▸ Problem details:
Lift out each line of the data that holds "Give".

▸ Available data:
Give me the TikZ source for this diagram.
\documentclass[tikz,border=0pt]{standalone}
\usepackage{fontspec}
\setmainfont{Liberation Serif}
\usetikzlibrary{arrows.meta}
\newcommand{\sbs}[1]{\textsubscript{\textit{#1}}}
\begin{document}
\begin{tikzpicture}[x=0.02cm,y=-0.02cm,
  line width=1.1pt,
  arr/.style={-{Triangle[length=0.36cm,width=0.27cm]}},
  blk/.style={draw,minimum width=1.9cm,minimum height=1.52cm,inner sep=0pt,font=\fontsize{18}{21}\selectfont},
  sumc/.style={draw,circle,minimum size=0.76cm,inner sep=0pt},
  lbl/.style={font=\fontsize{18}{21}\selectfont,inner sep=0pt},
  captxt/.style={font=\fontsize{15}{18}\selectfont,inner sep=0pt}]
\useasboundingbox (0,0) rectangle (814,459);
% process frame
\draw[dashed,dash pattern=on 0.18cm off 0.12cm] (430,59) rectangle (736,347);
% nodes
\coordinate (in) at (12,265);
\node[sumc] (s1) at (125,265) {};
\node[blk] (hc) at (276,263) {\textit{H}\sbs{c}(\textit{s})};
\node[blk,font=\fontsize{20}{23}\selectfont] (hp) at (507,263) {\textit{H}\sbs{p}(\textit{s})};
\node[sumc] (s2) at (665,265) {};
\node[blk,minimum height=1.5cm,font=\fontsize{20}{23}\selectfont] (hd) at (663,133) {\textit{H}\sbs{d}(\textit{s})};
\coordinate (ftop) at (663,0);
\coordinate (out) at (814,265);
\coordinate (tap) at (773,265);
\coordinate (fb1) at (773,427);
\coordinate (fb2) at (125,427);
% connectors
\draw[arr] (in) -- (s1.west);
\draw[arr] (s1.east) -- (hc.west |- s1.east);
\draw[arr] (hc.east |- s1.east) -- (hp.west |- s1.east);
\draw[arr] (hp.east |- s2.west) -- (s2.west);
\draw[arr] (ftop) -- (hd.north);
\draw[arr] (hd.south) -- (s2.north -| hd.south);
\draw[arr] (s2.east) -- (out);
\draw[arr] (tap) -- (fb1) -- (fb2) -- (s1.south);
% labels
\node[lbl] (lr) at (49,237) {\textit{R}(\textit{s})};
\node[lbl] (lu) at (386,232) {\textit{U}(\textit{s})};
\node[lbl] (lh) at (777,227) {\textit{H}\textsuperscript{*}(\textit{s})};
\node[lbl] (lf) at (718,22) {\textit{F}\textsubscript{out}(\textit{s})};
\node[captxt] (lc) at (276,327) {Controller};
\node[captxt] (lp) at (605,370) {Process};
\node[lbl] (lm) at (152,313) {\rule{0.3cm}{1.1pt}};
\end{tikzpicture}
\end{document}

--

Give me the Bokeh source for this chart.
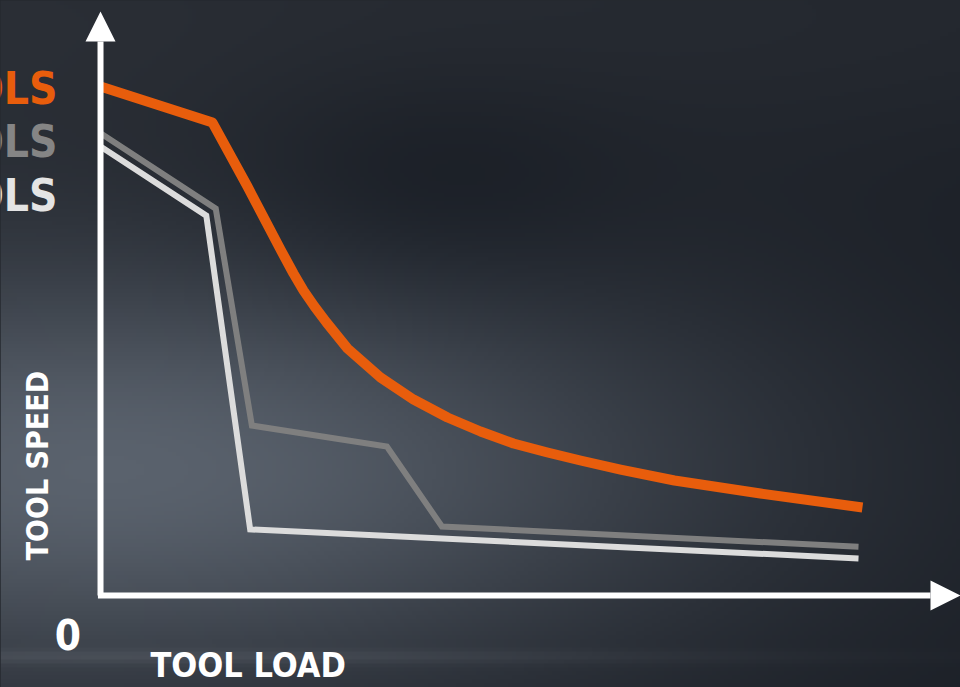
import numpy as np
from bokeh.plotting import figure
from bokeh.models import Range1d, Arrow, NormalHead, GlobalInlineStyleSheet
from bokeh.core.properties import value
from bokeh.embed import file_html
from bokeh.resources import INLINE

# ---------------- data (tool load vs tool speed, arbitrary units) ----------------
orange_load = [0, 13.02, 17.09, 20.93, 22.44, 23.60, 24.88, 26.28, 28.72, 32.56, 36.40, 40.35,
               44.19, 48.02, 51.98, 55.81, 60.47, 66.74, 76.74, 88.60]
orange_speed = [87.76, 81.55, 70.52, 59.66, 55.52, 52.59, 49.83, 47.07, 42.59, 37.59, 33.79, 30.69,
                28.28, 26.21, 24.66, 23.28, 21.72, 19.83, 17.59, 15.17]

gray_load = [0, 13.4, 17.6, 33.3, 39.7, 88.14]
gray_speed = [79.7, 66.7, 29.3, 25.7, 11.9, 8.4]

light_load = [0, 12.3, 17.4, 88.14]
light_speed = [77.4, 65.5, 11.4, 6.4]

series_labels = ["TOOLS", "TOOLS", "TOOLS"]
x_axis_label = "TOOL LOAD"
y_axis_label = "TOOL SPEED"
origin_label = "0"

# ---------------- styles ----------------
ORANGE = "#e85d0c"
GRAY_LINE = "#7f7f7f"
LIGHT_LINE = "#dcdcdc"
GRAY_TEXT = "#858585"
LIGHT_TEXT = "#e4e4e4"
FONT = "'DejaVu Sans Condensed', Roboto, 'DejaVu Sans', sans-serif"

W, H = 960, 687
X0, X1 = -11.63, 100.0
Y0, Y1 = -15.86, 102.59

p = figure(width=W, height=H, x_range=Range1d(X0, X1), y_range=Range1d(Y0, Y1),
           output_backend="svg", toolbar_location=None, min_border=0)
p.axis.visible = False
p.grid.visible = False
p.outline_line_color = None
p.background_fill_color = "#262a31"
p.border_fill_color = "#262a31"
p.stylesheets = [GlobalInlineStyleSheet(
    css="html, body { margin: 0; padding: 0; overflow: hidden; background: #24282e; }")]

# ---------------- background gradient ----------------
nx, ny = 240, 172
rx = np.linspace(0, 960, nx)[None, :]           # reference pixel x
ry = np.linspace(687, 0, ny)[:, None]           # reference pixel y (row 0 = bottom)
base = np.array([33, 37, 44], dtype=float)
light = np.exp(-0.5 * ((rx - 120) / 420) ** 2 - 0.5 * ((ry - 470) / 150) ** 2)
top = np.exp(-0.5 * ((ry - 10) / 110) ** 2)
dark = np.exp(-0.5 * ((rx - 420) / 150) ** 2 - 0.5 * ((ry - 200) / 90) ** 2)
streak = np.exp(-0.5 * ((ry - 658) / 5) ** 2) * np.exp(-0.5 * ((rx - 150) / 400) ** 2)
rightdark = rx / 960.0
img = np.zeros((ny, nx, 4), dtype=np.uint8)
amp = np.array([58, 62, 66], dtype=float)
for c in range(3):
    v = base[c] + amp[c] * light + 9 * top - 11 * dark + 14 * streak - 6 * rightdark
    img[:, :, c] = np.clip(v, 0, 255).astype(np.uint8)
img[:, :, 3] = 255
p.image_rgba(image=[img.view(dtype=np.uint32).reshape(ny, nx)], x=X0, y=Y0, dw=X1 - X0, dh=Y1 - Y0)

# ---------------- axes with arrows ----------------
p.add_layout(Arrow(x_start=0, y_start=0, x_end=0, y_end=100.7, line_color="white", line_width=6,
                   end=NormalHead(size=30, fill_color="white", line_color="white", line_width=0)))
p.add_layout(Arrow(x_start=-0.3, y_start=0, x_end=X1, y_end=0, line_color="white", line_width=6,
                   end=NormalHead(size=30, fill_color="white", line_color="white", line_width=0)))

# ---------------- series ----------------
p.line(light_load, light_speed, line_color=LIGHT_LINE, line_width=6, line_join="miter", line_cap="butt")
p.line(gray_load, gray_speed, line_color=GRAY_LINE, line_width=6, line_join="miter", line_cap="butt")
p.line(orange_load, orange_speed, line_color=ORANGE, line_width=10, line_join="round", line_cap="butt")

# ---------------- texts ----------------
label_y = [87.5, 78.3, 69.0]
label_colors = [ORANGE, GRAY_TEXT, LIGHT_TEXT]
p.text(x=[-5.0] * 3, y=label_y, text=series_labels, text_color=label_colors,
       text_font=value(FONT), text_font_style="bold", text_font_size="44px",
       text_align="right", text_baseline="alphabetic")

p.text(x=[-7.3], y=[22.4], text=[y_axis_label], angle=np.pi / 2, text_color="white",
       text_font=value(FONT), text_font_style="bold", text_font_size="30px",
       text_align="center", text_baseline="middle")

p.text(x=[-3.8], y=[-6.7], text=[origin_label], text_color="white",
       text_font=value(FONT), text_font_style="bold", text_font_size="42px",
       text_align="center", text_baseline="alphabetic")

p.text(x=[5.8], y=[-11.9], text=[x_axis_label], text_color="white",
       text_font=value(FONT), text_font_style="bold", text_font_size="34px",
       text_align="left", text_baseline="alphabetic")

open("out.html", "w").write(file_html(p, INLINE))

--

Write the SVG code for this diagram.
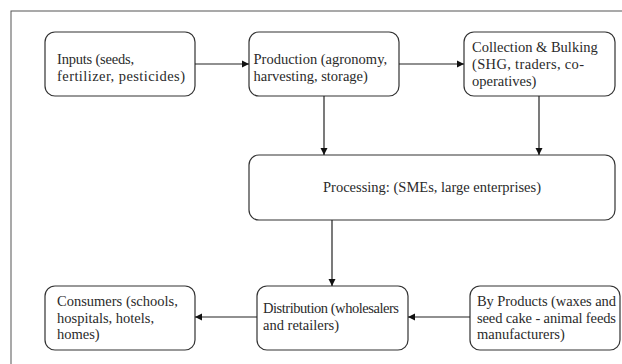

▸ Result of this exercise:
Give me the TikZ source for this diagram.
Give me the Bokeh source for this chart.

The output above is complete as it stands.